DATA LINES:
* * * * * * *

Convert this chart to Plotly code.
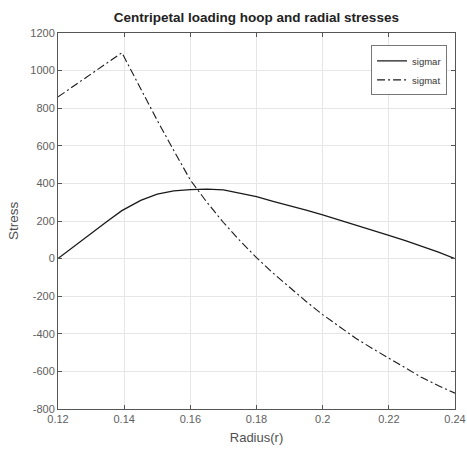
import plotly.graph_objects as go

radius = [0.12, 0.125, 0.13, 0.135, 0.1393, 0.14, 0.145, 0.15, 0.155, 0.16, 0.165, 0.17,
          0.175, 0.18, 0.185, 0.19, 0.195, 0.2, 0.205, 0.21, 0.215, 0.22, 0.225, 0.23,
          0.235, 0.24]
sigmar = [0, 68, 135, 200, 255, 262, 310, 343, 360, 367, 370, 366,
          350, 330, 305, 283, 258, 232, 206, 179, 152, 124, 96, 66,
          34, 0]
sigmat = [860, 922, 984, 1044, 1095, 1072, 900, 735, 575, 418, 300, 192,
          95, 5, -77, -155, -228, -298, -362, -424, -478, -530, -583, -633,
          -676, -716]

x_ticks = [0.12, 0.14, 0.16, 0.18, 0.2, 0.22, 0.24]
x_labels = ["0.12", "0.14", "0.16", "0.18", "0.2", "0.22", "0.24"]
y_ticks = [-800, -600, -400, -200, 0, 200, 400, 600, 800, 1000, 1200]
y_labels = ["-800", "-600", "-400", "-200", "0", "200", "400", "600", "800", "1000", "1200"]

FONT = "Liberation Sans, Arial"

fig = go.Figure()
fig.add_trace(go.Scatter(x=radius, y=sigmar, mode="lines", name="sigmar",
                         line=dict(color="#1a1a1a", width=1.3, dash="solid")))
fig.add_trace(go.Scatter(x=radius, y=sigmat, mode="lines", name="sigmat",
                         line=dict(color="#1a1a1a", width=1.1, dash="8px,3px,2px,3px")))

axis_common = dict(
    showgrid=True, gridcolor="#e6e6e6", gridwidth=1,
    showline=True, linecolor="#555555", linewidth=1, mirror="ticks",
    ticks="inside", ticklen=4, tickcolor="#555555",
    tickfont=dict(family=FONT, size=11, color="#606060"),
    zeroline=False, automargin=False,
)

fig.update_layout(
    width=467, height=452, autosize=False,
    margin=dict(l=58, r=12, t=33, b=43),
    paper_bgcolor="white", plot_bgcolor="white",
    title=dict(text="<b>Centripetal loading hoop and radial stresses</b>",
               x=0.549, xanchor="center", y=0.962, yanchor="middle",
               font=dict(family=FONT, size=13.5, color="#222222")),
    xaxis=dict(range=[0.12, 0.24], tickvals=x_ticks, ticktext=x_labels,
               title=dict(text="Radius(r)", standoff=8,
                          font=dict(family=FONT, size=13, color="#505050")),
               **axis_common),
    yaxis=dict(range=[-800, 1200], tickvals=y_ticks, ticktext=y_labels,
               title=dict(text="Stress", standoff=8,
                          font=dict(family=FONT, size=13.5, color="#505050")),
               **axis_common),
    legend=dict(x=0.98, y=0.967, xanchor="right", yanchor="top",
                bgcolor="white", bordercolor="#777777", borderwidth=1,
                font=dict(family=FONT, size=9.5, color="#333333"),
                tracegroupgap=0, itemwidth=30),
    showlegend=True,
)

fig.write_html("out.html", config={"responsive": False})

* * * * * * *

WHAT YOU SHOULD DO: Reproduce the material above exactly, first line through the line that contains "import plotly.graph_objects as go", minus the pictures.

RESPONSE TO THIS TASK:
Convert this chart to Plotly code.
import plotly.graph_objects as go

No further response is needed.